Initial suspicion centered on either Saddam diehards or Jihadi fighters who allegedly have been infiltrating Iraq from nearby Saudi Arabia, Syria and Iran as part of their religious crusade against infidels. Both groups might view U.N. personnel as collaborators with U.S. forces. And the Baathist connection was heightened by the revelation that the U.N. compound employed the same security guards that guarded its offices before the war, and that many of these were suspected to have been informants for Saddam’s intelligence services.
But little additional evidence has so far turned up of a Baath connection to the attack and hard evidence of a connection to Al Qaeda or other Jihadi groups–apart from Internet claims–has also been slow to accumulate. And U.N. sources say that at this point they also cannot rule out the possibility that the attack was a manifestation of some kind of power struggle inside Iraq’s awakening Shiite community. “There are no good leads,” said one official in Washington who is monitoring the investigation. Another Washington official said it was possible that investigators may not learn who mounted the attack until some claim of responsibility is authenticated.
U.S. and U.N. officials say that one of their worst fears is that the attack was carried out by some amorphous, ad-hoc conspiracy in which Baathists, Jihadis and even bandit elements–or some permutation thereof–coalesced for long enough to plan and execute the operation, and then quickly dispersed. Some officials also acknowledge that the slow progress of the investigation is an indication of the difficulties that U.S. and allied forces in Iraq are having in gathering intelligence, particularly in Baghdad. They say U.S. investigators and operatives have had to take harsh security measures to protect themselves from crime and other attacks and that the protective measures have only further isolated them from contact with ordinary Iraqis.
DEAR SIRS …
One of the most telling documents to surface so far among the large pile–reportedly several thousand pages–of material that has been made public by the British inquiry into the apparent suicide of a government weapons expert is a letter dated July 8 from an anonymous intelligence official to the deputy chief of intelligence at Britain’s Ministry of Defense.

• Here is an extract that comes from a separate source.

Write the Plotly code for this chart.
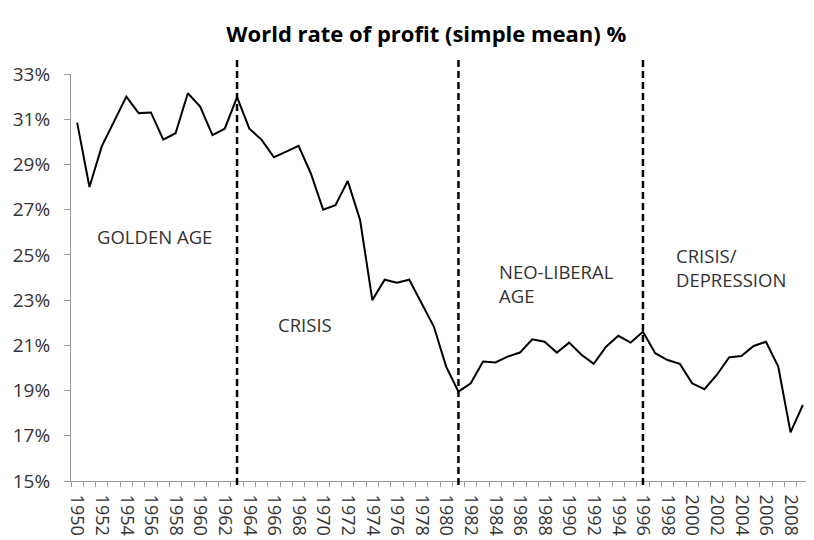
import plotly.graph_objects as go

years = list(range(1950, 2010))
rate = [30.85, 28.0, 29.8, 30.9, 32.0, 31.27, 31.3, 30.1, 30.38, 32.15,
        31.56, 30.3, 30.58, 31.98, 30.58, 30.09, 29.32, 29.57, 29.82, 28.6,
        27.0, 27.2, 28.27, 26.55, 23.0, 23.9, 23.77, 23.9, 22.86, 21.83,
        20.06, 18.95, 19.32, 20.28, 20.24, 20.5, 20.68, 21.27, 21.16, 20.68,
        21.12, 20.58, 20.18, 20.94, 21.42, 21.12, 21.6, 20.65, 20.35, 20.18,
        19.32, 19.06, 19.69, 20.47, 20.53, 20.97, 21.16, 20.06, 17.15, 18.36]
period_breaks = [1963, 1981, 1996]
period_labels = [
    (1951.45, 25.8, "GOLDEN AGE"),
    (1966.2, 21.9, "CRISIS"),
    (1984.15, 23.75, "NEO-LIBERAL<br>AGE"),
    (1998.5, 24.45, "CRISIS/<br>DEPRESSION"),
]
y_ticks = list(range(15, 34, 2))
x_label_years = years[::2]

FONT = "'Open Sans', sans-serif"

fig = go.Figure()
fig.add_trace(go.Scatter(x=years, y=rate, mode="lines",
                         line=dict(color="black", width=2), showlegend=False))

for yr in period_breaks:
    fig.add_shape(type="line", xref="x", yref="paper", x0=yr, x1=yr,
                  y0=-0.01, y1=1.042,
                  line=dict(color="black", width=2.5, dash="7px,4px"))

for x, y, t in period_labels:
    fig.add_annotation(x=x, y=y, text=t, showarrow=False, xanchor="left",
                       yanchor="middle", align="left",
                       font=dict(family=FONT, size=18.5, color="#333333"))

fig.update_layout(
    width=806, height=532,
    margin=dict(l=63, r=5, t=66, b=59),
    paper_bgcolor="white", plot_bgcolor="white",
    title=dict(text="<b>World rate of profit (simple mean) %</b>",
               x=0.519, xanchor="center", y=0.951, yanchor="middle",
               font=dict(family=FONT, size=22, color="black")),
    font=dict(family=FONT, color="#333333"),
)
fig.update_xaxes(range=[1949.5, 2009.5], tickmode="array",
                 tickvals=x_label_years, ticktext=[str(y) for y in x_label_years],
                 tickangle=90, ticks="", showgrid=False, zeroline=False,
                 automargin=False, ticklabelstandoff=9,
                 showline=True, linecolor="#999999", linewidth=1,
                 tickfont=dict(family=FONT, size=18, color="#333333"),
                 minor=dict(tickmode="array",
                            tickvals=[y - 0.5 for y in years] + [years[-1] + 0.5],
                            ticks="outside", ticklen=5, tickcolor="#999999",
                            showgrid=False))
fig.update_yaxes(range=[15, 33], tickmode="array", tickvals=y_ticks,
                 ticktext=[f"{v}%" for v in y_ticks],
                 ticks="outside", ticklen=6, tickcolor="#999999",
                 showgrid=False, zeroline=False, automargin=False,
                 ticklabelstandoff=10,
                 showline=True, linecolor="#999999", linewidth=1,
                 tickfont=dict(family=FONT, size=19, color="#333333"))

fig.write_html("out.html")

In the letter, the unnamed official said that he was “so concerned about the manner in which intelligence assessments for which I had some responsibility were being presented” in a now-notorious anti-Saddam “dossier” published by Tony Blair’s government a year ago that he wrote to one of his superiors “recording and explaining my reservations.” Despite this written record, the letter goes on, British Foreign Secretary Jack Straw told a committee of Parliament that “there had been no formal complaint from members of the security and intelligence services about the … dossier.” The anonymous official said he assumed that Straw simply was unaware of his written complaint, but wondered what he should do now that the issue of possible dissent over Iraq inside the intelligence services was becoming a public issue.
Despite intense media interest, the identity of the author of the July 8 letter has not surfaced, though British media reports have called some attention to the letter. It is one of the hardest piece of evidence to surface on either side of the Atlantic that professional intelligence analysts were queasy about possible exaggeration or misuse of data in pro-war statements, speeches and white papers prepared by the Blair and Bush governments. No similar such written complaint has surfaced from inside U.S. civilian or military intelligence agencies. (So far, the British government also has managed to keep secret the July 8 letter-writer’s original, and no doubt far more explicit, complaint to his bosses).
The British inquiry, launched by Tony Blair after the suicide of Dr. David Kelly, an expert on Iraqi unconventional weapons programs who had been fingered by the government as a source for an anti-Blair story on the BBC, has put the British government in the rare position of being much quicker than its American counterparts to disclose intimate and revealing documents about its internal machinations over the war in Iraq. The inquiry’s Web site (the-hutton-inquiry.org.uk) is loaded with the kind of fly-on-the-wall minutes of government meetings and e-mail discussions among top spin doctors and functionaries that in Britain normally do not see the light of day until at least 30 years after the event. In one form or another, the Bush administration made its own use of some of the contentions material at the center of the British investigation. But so far, the GOP-controlled Congress shows little interest in emulating Britain’s example of public disclosure.